Once it’s activated, governments and armed groups don’t have to bother with threats.
I don't think you understand how threats work.
Here self-censorship is on the rise out of people’s fear of being pilloried on social media.
Or, y'know. Maybe they're exercising some editorial discretion because they don't want to obscure their message, discredit their ideas, or needlessly hurt anybody.
In Russia, Vladimir Putin has been masterful at creating an atmosphere in which there are no clear rules, so that intellectuals and artists stifle themselves in order not to run afoul of vague laws and even vaguer social pressure.
Which--Putin has put a lot of work into explain this to everybody--might then followed up with very specific social pressure in the form of physical violence.

Threats of violence are themselves a form of violence.

Public safety is part of free speech.

Trudeau's piece writes about the peculiar nature of satire with what I can only assume is some insight--I certainly don't know very much about it, at a historical or literary level--but I am curious every time I read this neat, symmetrical model of punching up, not down. As cultural practice, humor is an adaptation and a technology. Like a lot of our adaptations and technologies, it might well have survived precisely because it helps us hurt and kill people.
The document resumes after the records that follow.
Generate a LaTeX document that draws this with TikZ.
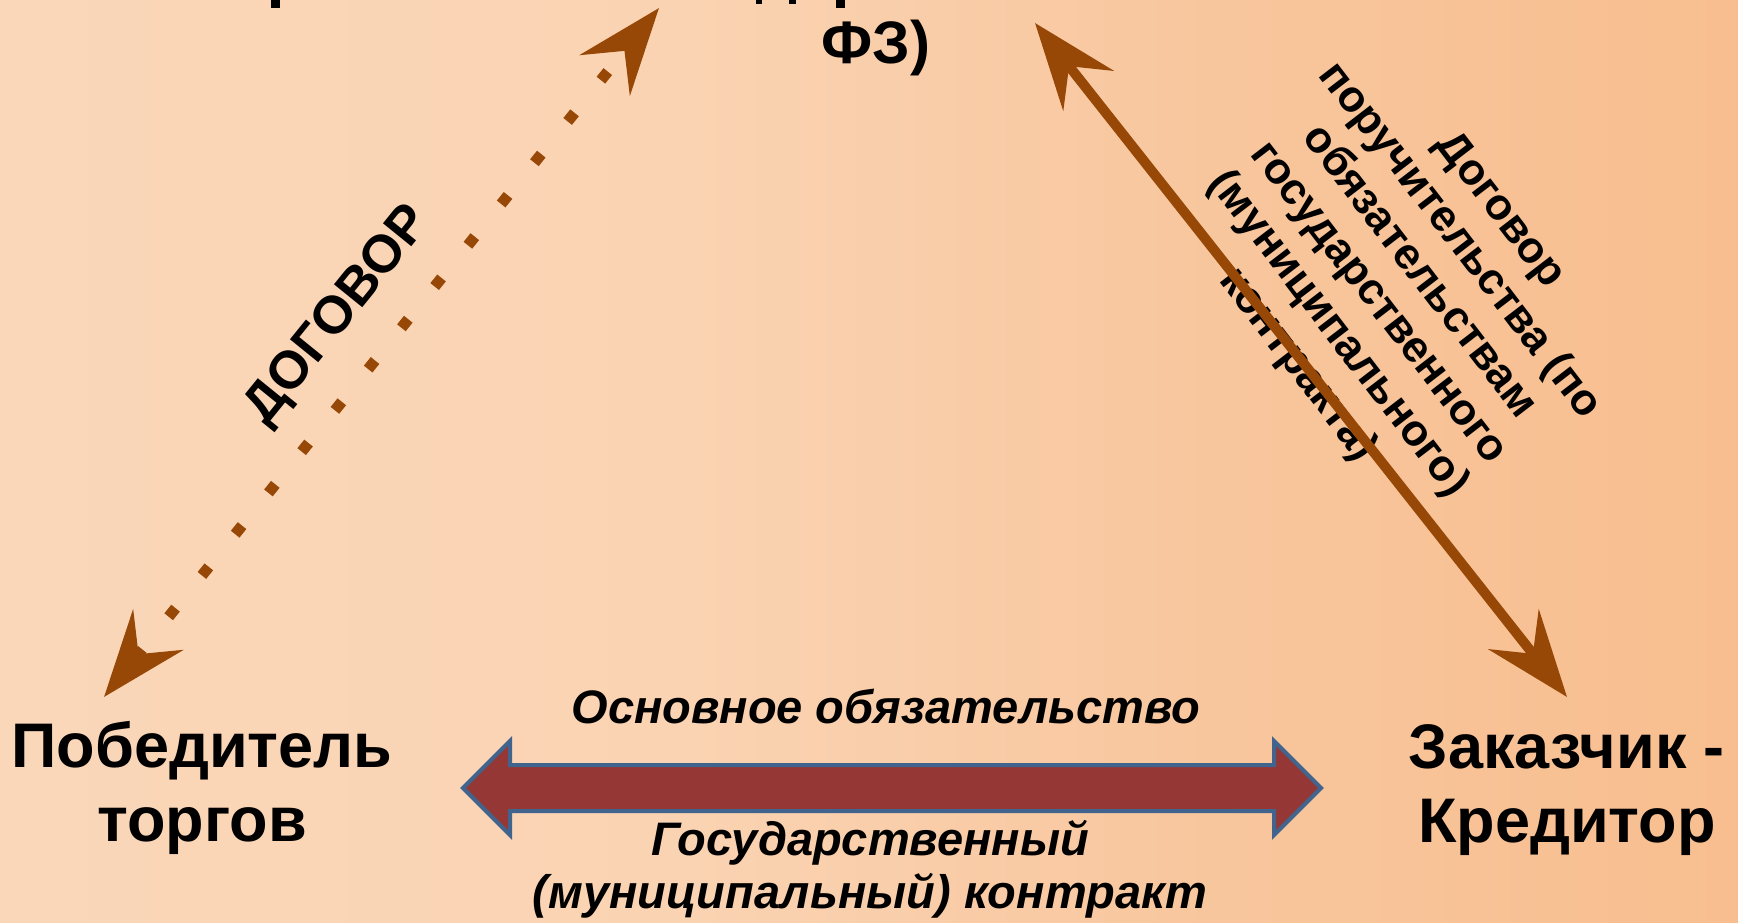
\documentclass[tikz,border=0pt]{standalone}
\usepackage{fontspec}
\setmainfont{Liberation Sans}
\usetikzlibrary{arrows.meta}
\definecolor{bgA}{RGB}{250,215,185}
\definecolor{bgB}{RGB}{250,211,178}
\definecolor{bgC}{RGB}{248,198,157}
\definecolor{bgD}{RGB}{248,190,143}
\definecolor{brn}{RGB}{151,72,6}
\definecolor{bigred}{RGB}{149,55,53}
\definecolor{bigedge}{RGB}{65,100,143}
\pgfdeclarehorizontalshading{bgshade}{100bp}{color(0bp)=(bgA); color(25bp)=(bgA); color(45bp)=(bgB); color(60bp)=(bgC); color(75bp)=(bgD); color(100bp)=(bgD)}
\begin{document}
\begin{tikzpicture}[x=1pt,y=-1pt,
  lbl/.style={font=\fontsize{63}{74}\selectfont\bfseries, align=center, inner sep=0pt},
  itl/.style={font=\fontsize{47}{53}\selectfont\bfseries\itshape, align=center, inner sep=0pt},
  rottxt/.style={font=\fontsize{44}{51}\selectfont\bfseries, align=center, inner sep=0pt},
  >={Stealth[length=86pt,width=64pt,inset=31pt]},
  dotarrow/.style={brn, line width=11pt, dash pattern=on 11pt off 42pt, <->},
  solidarrow/.style={brn, line width=10pt, <->},
  bigarrow/.style={fill=bigred, draw=bigedge, line width=4pt, line join=miter},
  desc/.style={fill=black}]
\shade[shading=bgshade] (0,0) rectangle (1738,922);
\useasboundingbox (0,0) rectangle (1738,922);

% fragments of the cut-off top line
\fill[desc] (271,0) rectangle (280,8);
\fill[desc] (756,0) rectangle (762,4);
\fill[desc] (789,0) rectangle (796,4);
\fill[desc] (836,0) rectangle (845,8);
\node[lbl, anchor=base, font=\fontsize{60}{70}\selectfont\bfseries] (fz) at (876,63) {ФЗ)};

\node[lbl] (win) at (202,788) {Победитель\\торгов};
\node[lbl] (cust) at (1567,790) {Заказчик -\\Кредитор};

\node[itl, anchor=base] (main) at (886,723) {Основное обязательство};
\node[itl] (contract) at (870,869) {Государственный\\(муниципальный) контракт};

\node[lbl, font=\fontsize{53}{60}\selectfont\bfseries, rotate=51] (dog) at (339,316) {ДОГОВОР};
\node[rottxt, rotate=-52.5] (sur) at (1398,288) {Договор\\поручительства (по\\обязательствам\\государственного\\(муниципального)\\контракта)};

\coordinate (dA) at (104,697);
\coordinate (dB) at (659,8);
\coordinate (sA) at (1035,23);
\coordinate (sB) at (1567,697);
\draw[dotarrow] (dA) -- (dB);
\draw[solidarrow] (sA) -- (sB);

\coordinate (bL) at (463,788);
\coordinate (bR) at (1321,788);
\draw[bigarrow] (bL) -- ++(47,-47) -- ++(0,24) -- (1274,765) -- ++(0,-24) -- (bR)
  -- ++(-47,47) -- ++(0,-24) -- (510,811) -- ++(0,24) -- cycle;
\end{tikzpicture}
\end{document}
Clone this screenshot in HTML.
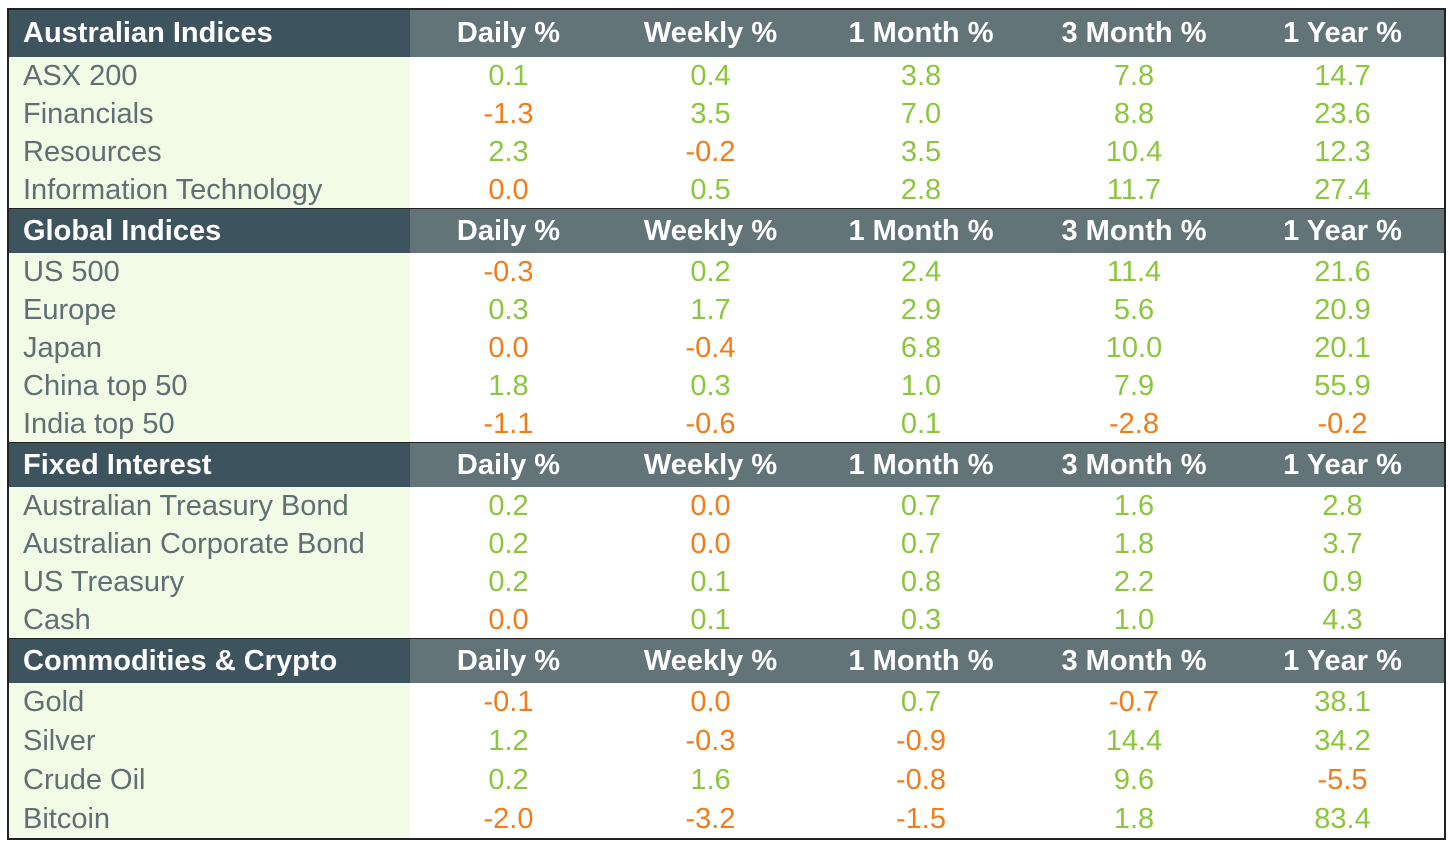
<!DOCTYPE html>
<html><head><meta charset="utf-8"><style>
body{margin:0;width:1450px;height:846px;background:#fff;font-family:"Liberation Sans",Arial,sans-serif;position:relative;overflow:hidden}
.c{position:absolute;box-sizing:border-box;display:flex;align-items:center;font-size:29px;white-space:nowrap}
.lbl{padding-left:14px;color:#5f6f73;background:#f1fbe6}
.hd{font-weight:bold;color:#fff;background:#637479;justify-content:center}
.hd0{background:#3d535e;justify-content:flex-start;padding-left:14px}
.v{justify-content:center}
.pos{color:#8cc63f}.neg{color:#f07d1a}
.line{position:absolute;left:7px;width:1439px;height:2px;background:#222}
#frame{position:absolute;left:7px;top:8px;width:1439px;height:832px;box-sizing:border-box;border:2px solid #222;pointer-events:none;z-index:2}
</style></head><body>
<div id="frame"></div>
<script>
const sectionTitles=["Australian Indices","Global Indices","Fixed Interest","Commodities & Crypto"];
const columnHeaders=["Daily %","Weekly %","1 Month %","3 Month %","1 Year %"];
const rowLabels=[
["ASX 200","Financials","Resources","Information Technology"],
["US 500","Europe","Japan","China top 50","India top 50"],
["Australian Treasury Bond","Australian Corporate Bond","US Treasury","Cash"],
["Gold","Silver","Crude Oil","Bitcoin"]];
const rowValues=[
[[0.1,0.4,3.8,7.8,14.7],[-1.3,3.5,7.0,8.8,23.6],[2.3,-0.2,3.5,10.4,12.3],[0.0,0.5,2.8,11.7,27.4]],
[[-0.3,0.2,2.4,11.4,21.6],[0.3,1.7,2.9,5.6,20.9],[0.0,-0.4,6.8,10.0,20.1],[1.8,0.3,1.0,7.9,55.9],[-1.1,-0.6,0.1,-2.8,-0.2]],
[[0.2,0.0,0.7,1.6,2.8],[0.2,0.0,0.7,1.8,3.7],[0.2,0.1,0.8,2.2,0.9],[0.0,0.1,0.3,1.0,4.3]],
[[-0.1,0.0,0.7,-0.7,38.1],[1.2,-0.3,-0.9,14.4,34.2],[0.2,1.6,-0.8,9.6,-5.5],[-2.0,-3.2,-1.5,1.8,83.4]]];
const colX=[9,410,607,814,1028,1240,1445];
const sectionTop=[9,209,443,639];
const headerH=[48,44,44,44];
const rowH=[38,38,38,39];
function cell(x0,x1,y,h,cls,text){const d=document.createElement('div');d.className='c '+cls;d.style.left=x0+'px';d.style.width=(x1-x0)+'px';d.style.top=y+'px';d.style.height=h+'px';d.textContent=text;document.body.appendChild(d);return d;}
sectionTitles.forEach((t,s)=>{
  let y=sectionTop[s];
  if(s>0){const l=document.createElement('div');l.className='line';l.style.top=(y-1)+'px';
  
  
  document.body.appendChild(l);}
  const h=cell(colX[0],colX[1],y,headerH[s],'hd hd0',t);
  
  
  columnHeaders.forEach((ch,i)=>{const c=cell(colX[i+1],colX[i+2],y,headerH[s],'hd',ch);
    
    });
  y+=headerH[s];
  rowLabels[s].forEach((lab,r)=>{
    const a=cell(colX[0],colX[1],y,rowH[s],'lbl',lab);
    
    
    rowValues[s][r].forEach((v,i)=>{
      const c=cell(colX[i+1],colX[i+2],y,rowH[s],'v '+(v<=0?'neg':'pos'),v.toFixed(1));
      
      
    });
    y+=rowH[s];
  });
});
</script>
</body></html>
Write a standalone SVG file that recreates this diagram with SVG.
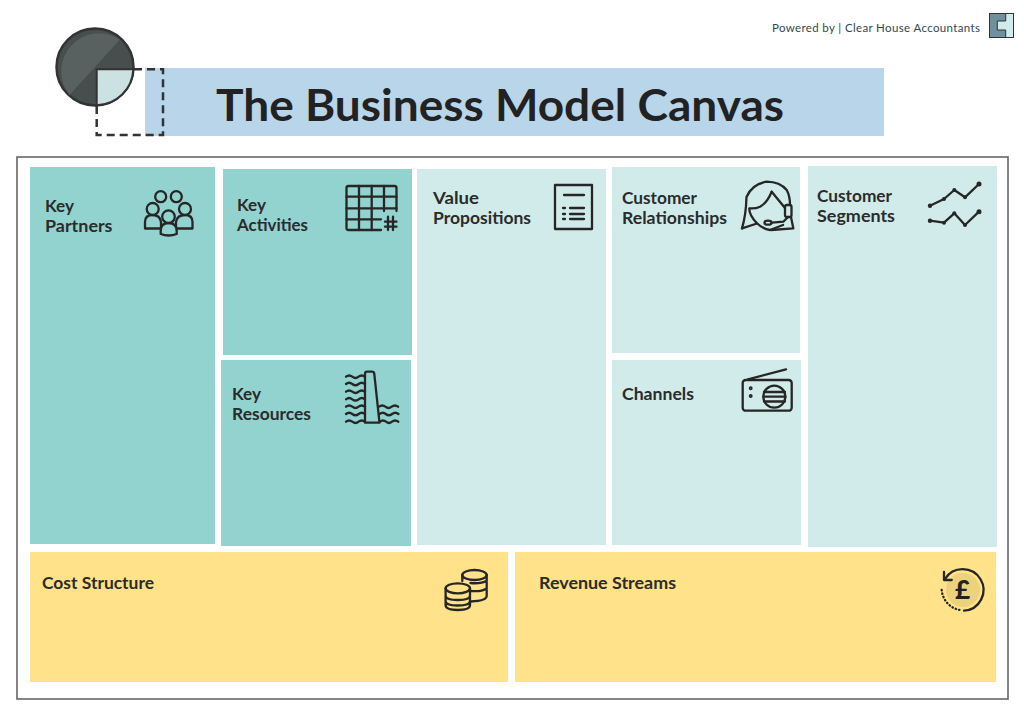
<svg xmlns="http://www.w3.org/2000/svg" width="1024" height="710" viewBox="0 0 1024 710">
<style>
text{font-family:"Lato","Noto Sans","Liberation Sans",sans-serif}
.lb{font-size:17.5px;font-weight:700;fill:#2b2b2b}
.ic{fill:none;stroke:#262626;stroke-width:2.300;stroke-linecap:round;stroke-linejoin:round}
.dk{fill:#92d3cf}.lt{fill:#d0ebe9}.yl{fill:#ffe28a}
.title{fill:#222}.pw{fill:#33474f}
</style>
<rect width="1024" height="710" fill="#fff"/>
<rect x="17" y="157" width="991" height="542" fill="none" stroke="#666" stroke-width="1.600"/>
<g id="header">
<rect x="145" y="68" width="739" height="68" fill="#b9d5e9"/>
<text class="title" x="216" y="121" font-size="44" font-weight="700" textLength="568" lengthAdjust="spacingAndGlyphs">The Business Model Canvas</text>
</g>
<g id="logo">
<circle cx="95" cy="67" r="38.500" fill="#474e4e" stroke="#333" stroke-width="2.500"/>
<path d="M69.500 95A38 38 0 0 1 120 39.500Z" fill="#596060"/>
<path d="M96.700 69.300H133.300A37.500 37.500 0 0 1 96.700 105.300Z" fill="#cbe1e2" stroke="#333" stroke-width="2"/>
<path d="M134 69.300H163V135H96.700V106" fill="none" stroke="#333" stroke-width="2.500" stroke-dasharray="8 5"/>
</g>
<g id="powered">
<text class="pw" x="772" y="32" font-size="11.500" textLength="208">Powered by | Clear House Accountants</text>
<rect x="989.500" y="13.500" width="24" height="24" fill="#6f909c" stroke="#333" stroke-width="1"/>
<path d="M1005.700 13.500H1013.500V37.500H1005.700V30H997.300V21H1005.700Z" fill="#d0ebe9" stroke="#333" stroke-width="1"/>
</g>
<g id="key-partners">
<rect class="dk" x="30" y="167" width="185" height="377"/>
<text class="lb" x="45" y="212" textLength="29" lengthAdjust="spacingAndGlyphs">Key</text><text class="lb" x="45" y="232" textLength="67.500" lengthAdjust="spacingAndGlyphs">Partners</text>
<g class="ic">
<circle cx="160.700" cy="196.700" r="5.500"/><circle cx="176.300" cy="196.700" r="5.500"/>
<g fill="#92d3cf">
<path d="M145 228.500V222Q145 215 152.700 215Q160 215 161 222V228.500Z"/>
<path d="M192.500 228.500V222Q192.500 215 185 215Q177 215 176 222V228.500Z"/>
<circle cx="152.700" cy="209" r="6"/><circle cx="185" cy="209" r="6"/>
<path d="M160.700 234V231Q160.700 223 168.500 223Q176.700 223 176.700 231V234Q168.500 237 160.700 234Z"/>
<circle cx="168.500" cy="216.700" r="6.300"/>
</g>
</g>
</g>
<g id="key-activities">
<rect class="dk" x="223" y="169" width="189" height="186"/>
<text class="lb" x="237" y="211" textLength="29" lengthAdjust="spacingAndGlyphs">Key</text><text class="lb" x="237" y="231" textLength="71" lengthAdjust="spacingAndGlyphs">Activities</text>
<g class="ic">
<path d="M381 230H348.500Q346.500 230 346.500 228V188Q346.500 186 348.500 186H394.500Q396.500 186 396.500 188V211"/>
<path d="M346.500 196.700H396.500M346.500 208.300H396.500M346.500 219.300H381M359 186V230M371.700 186V230M384 186V211"/>
<path d="M385 221.700H396.500M385 226.700H396.500M388 216.700V230M393 216.700V230"/>
</g>
</g>
<g id="key-resources">
<rect class="dk" x="221" y="360" width="190" height="186"/>
<text class="lb" x="232" y="400" textLength="29" lengthAdjust="spacingAndGlyphs">Key</text><text class="lb" x="232" y="420" textLength="79" lengthAdjust="spacingAndGlyphs">Resources</text>
<g class="ic">
<path d="M365 422.700V374Q365 371.700 367 371.700H372Q374 371.700 374.300 374L379.500 422.700Z"/>
<path d="M346 376.700q3-2.500 6.300 0t6.300 0t6.400 0M346 384q3-2.500 6.300 0t6.300 0t6.400 0M346 391.700q3-2.500 6.300 0t6.300 0t6.400 0M346 399.300q3-2.500 6.300 0t6.300 0t6.400 0M346 406.700q3-2.500 6.300 0t6.300 0t6.400 0M346 414q3-2.500 6.300 0t6.300 0t6.400 0M346 421.700q3-2.500 6.300 0t6.300 0t6.400 0"/>
<path d="M379 406.700q3.300-2.500 6.400 0t6.300 0t6.400 0M379.500 414q3.300-2.500 6.300 0t6.300 0t6.400 0M380 421.700q3-2.500 6 0t6 0t6.300 0"/>
</g>
</g>
<g id="value-propositions">
<rect class="lt" x="417" y="169" width="189" height="376"/>
<text class="lb" x="433" y="204" textLength="46" lengthAdjust="spacingAndGlyphs">Value</text><text class="lb" x="433" y="224" textLength="98" lengthAdjust="spacingAndGlyphs">Propositions</text>
<g class="ic">
<rect x="555" y="185" width="37" height="44"/>
<path d="M564 195H584M570 208H584M570 214H584M570 219H584M563 208H565M563 214H565M563 219H565"/>
</g>
</g>
<g id="customer-relationships">
<rect class="lt" x="612" y="167" width="188" height="186"/>
<text class="lb" x="622" y="204" textLength="75" lengthAdjust="spacingAndGlyphs">Customer</text><text class="lb" x="622" y="224" textLength="105" lengthAdjust="spacingAndGlyphs">Relationships</text>
<g class="ic">
<path d="M742 228.300Q746 215 746.500 197Q752 184 766.700 181.700Q780 182 786.700 190Q790 196 790 205M791 217L793.300 228.300L771 230"/>
<path d="M742 228.300L757 223.500"/>
<path d="M771.700 191.700Q767 203 760 206.700Q755 209 749.300 208.300Q749 215 756.700 223Q763 229 770 230L783 225"/>
<path d="M771.700 191.700L785 208"/>
<rect x="785" y="205" width="6.500" height="12" rx="2"/>
<path d="M788 217L783.300 221.700L772 222.700"/><ellipse cx="768" cy="222.700" rx="3.500" ry="2"/>
</g>
</g>
<g id="channels">
<rect class="lt" x="612" y="360" width="189" height="185"/>
<text class="lb" x="622" y="400" textLength="72" lengthAdjust="spacingAndGlyphs">Channels</text>
<g class="ic">
<rect x="742.700" y="380" width="49" height="30.700" rx="3"/>
<path d="M748 379.300L786 369.300" />
<circle cx="750.700" cy="388.300" r="0.800"/><circle cx="750.700" cy="396" r="0.800"/>
<circle cx="774.300" cy="396.700" r="11"/><path d="M764 392H785M763.500 396.700H785.500M764 401.500H785"/>
</g>
</g>
<g id="customer-segments">
<rect class="lt" x="808" y="166" width="189" height="381"/>
<text class="lb" x="817" y="202" textLength="75" lengthAdjust="spacingAndGlyphs">Customer</text><text class="lb" x="817" y="222" textLength="78" lengthAdjust="spacingAndGlyphs">Segments</text>
<g class="ic">
<path d="M930 205.700L944 199L954.300 190L965 197.300L979 184"/>
<path d="M930 220.700L944 222.700L954.300 213.300L965 225L979 211.700"/>
</g>
<g fill="#262626"><circle cx="930" cy="205.700" r="2.200"/><circle cx="944" cy="199" r="2"/><circle cx="954.300" cy="190" r="2"/><circle cx="965" cy="197.300" r="2"/><circle cx="979" cy="184" r="2.500"/><circle cx="930" cy="220.700" r="2.200"/><circle cx="944" cy="222.700" r="2"/><circle cx="954.300" cy="213.300" r="2"/><circle cx="965" cy="225" r="2"/><circle cx="979" cy="211.700" r="2.500"/></g>
</g>
<g id="cost-structure">
<rect class="yl" x="30" y="552" width="478" height="130"/>
<text class="lb" x="42" y="589" textLength="112" lengthAdjust="spacingAndGlyphs">Cost Structure</text>
<g class="ic">
<ellipse cx="474.500" cy="575" rx="12.200" ry="5"/>
<path d="M462.300 575V581M486.700 575V596Q486.700 600.700 471 601.500M470.500 583Q481 584 486.700 580.700M471 591Q481 592 486.700 588.500"/>
<ellipse cx="457.800" cy="588.300" rx="12.200" ry="5" fill="#ffe28a"/>
<path d="M445.600 588.300V605Q445.600 610 457.800 610Q470 610 470 605V588.300M445.600 595.500Q445.600 600 457.800 600Q470 600 470 595.500M445.600 601Q445.600 605.500 457.800 605.500Q470 605.500 470 601"/>
</g>
</g>
<g id="revenue-streams">
<rect class="yl" x="515" y="552" width="481" height="130"/>
<text class="lb" x="539" y="589" textLength="137" lengthAdjust="spacingAndGlyphs">Revenue Streams</text>
<circle cx="963" cy="590" r="17" fill="#edd27c"/>
<path class="ic" d="M945 579A20.800 20.800 0 1 1 964 610.700"/>
<path class="ic" d="M944 572V580H951.700"/>
<path class="ic" d="M941.700 590A22 22 0 0 0 960 610" stroke-dasharray="0.500 3"/>
<text class="title" x="962.500" y="599" font-size="26" font-weight="900" text-anchor="middle">£</text>
</g>
</svg>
Threats against free speech, by professionals or amateurs, are a serious issue. Likewise, our ongoing conversation concerning what is or isn't acceptable within a social discourse, currently playing out on campus and on Twitter, is also an important issue. They both deserve attention and discussion.

But they are not the same issue, and it's insulting to claim that they are. They are not two different points on a continuum. They are two radically different things, and equating the two harms our understanding of both of them.